Sanded it, done outside. The welding is cleaned of slag and flux in prep for a 2nd pass of welding, as needed. A couple days ago, it looked like the tank standing up in the background.
The second welding and recleaning done, i brought it inside and applied Bondo to the edges. The bondo makes a finer edge (the pipe edge alone is almost an inch wide!), and covered a lot of welding sins.
The first bow tended to draw inwards along the top and bottom long welded lines on the pipe, and altho not noticeable on the boat, i tend towards perfectionism if there's no drawbacks, and added spreaders in an attempted to make it look better. Turns out, there's not difference in appearance between the finished pontoons. Despite the cutting and rewelding to make it perfect, spreaders weren't worth the effort.

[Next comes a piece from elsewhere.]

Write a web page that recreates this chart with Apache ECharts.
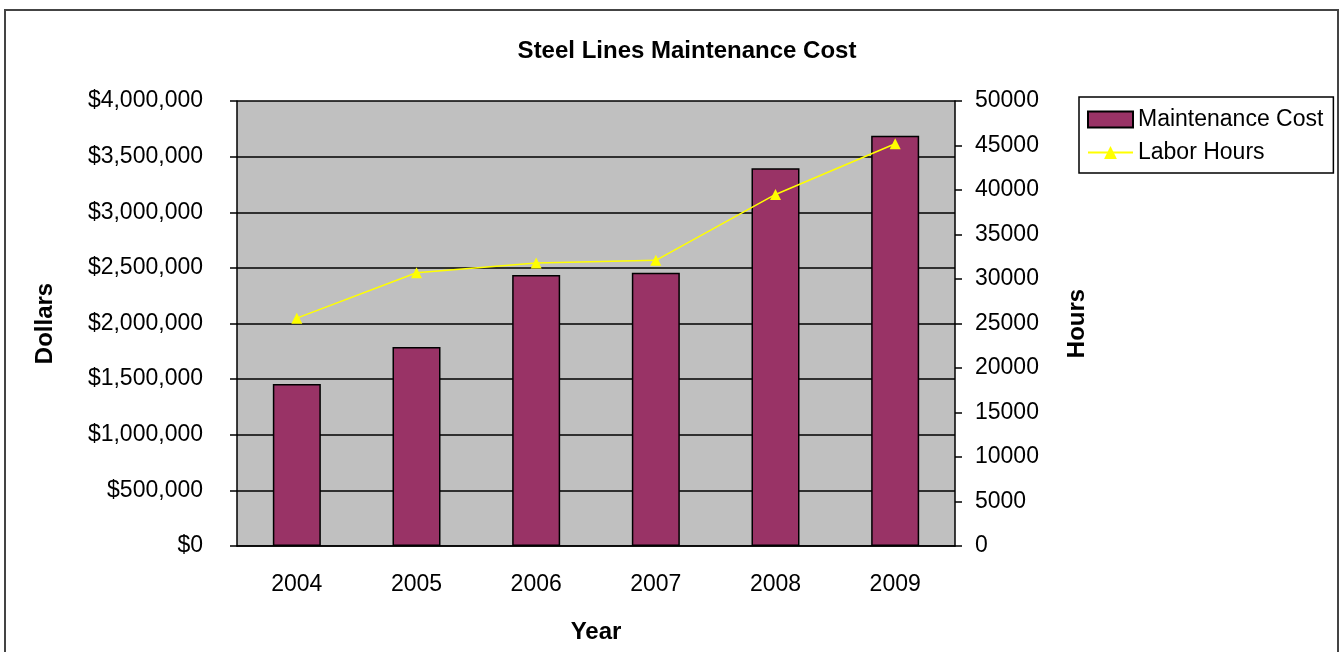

I know the magic-marker line is curved down at the ends, but really, referenced to the centerline of the bow when horizontal, it's a straight line, and matched perfectly to the end of the pontoon.
Here i am using two come-alongs to winch the bows hard over and onto the pontoon tank ends, which i beveled to match the taper of the bows at that mating edge. First bow pic, then second bow pic.
 pressing 1st bow onto hull.jpg)
During the weldup. I tacked the bows to the main pontoon section 6 inches around, aligning as needed by applying a board to the pointy end of the bow and whacking it firmly with a sledgehammer.
Once i see it lines up nicely, and repeatedly cleaned, welded, and closely inspected....
... it was treated to bondo-ing to cover and blend the curves, remove the dings and gouges of the chains, ropes, and come alongs, and then a couple coats of paint were applied.
Here's the two bows after welding onto the pontoons, set beside each other, one top one is upside down, the bottom one is right side up. The lines are as perfectly aligned as i could have hoped for. The transition from bow to the straight-sided main pontoon sections is abrupt as seen here, but once the deck is attached and the hold-on strap installed, the transition appears very smooth.
The afore mentioned pipe insert / weld backer / outline. It's common 1/2 inch water pipe, bent to shape, and then cut to just under 4ft in length. The two spreaders were installed for the second bow, and really a waste of time from an appearance point of view, altho they surely added some strength.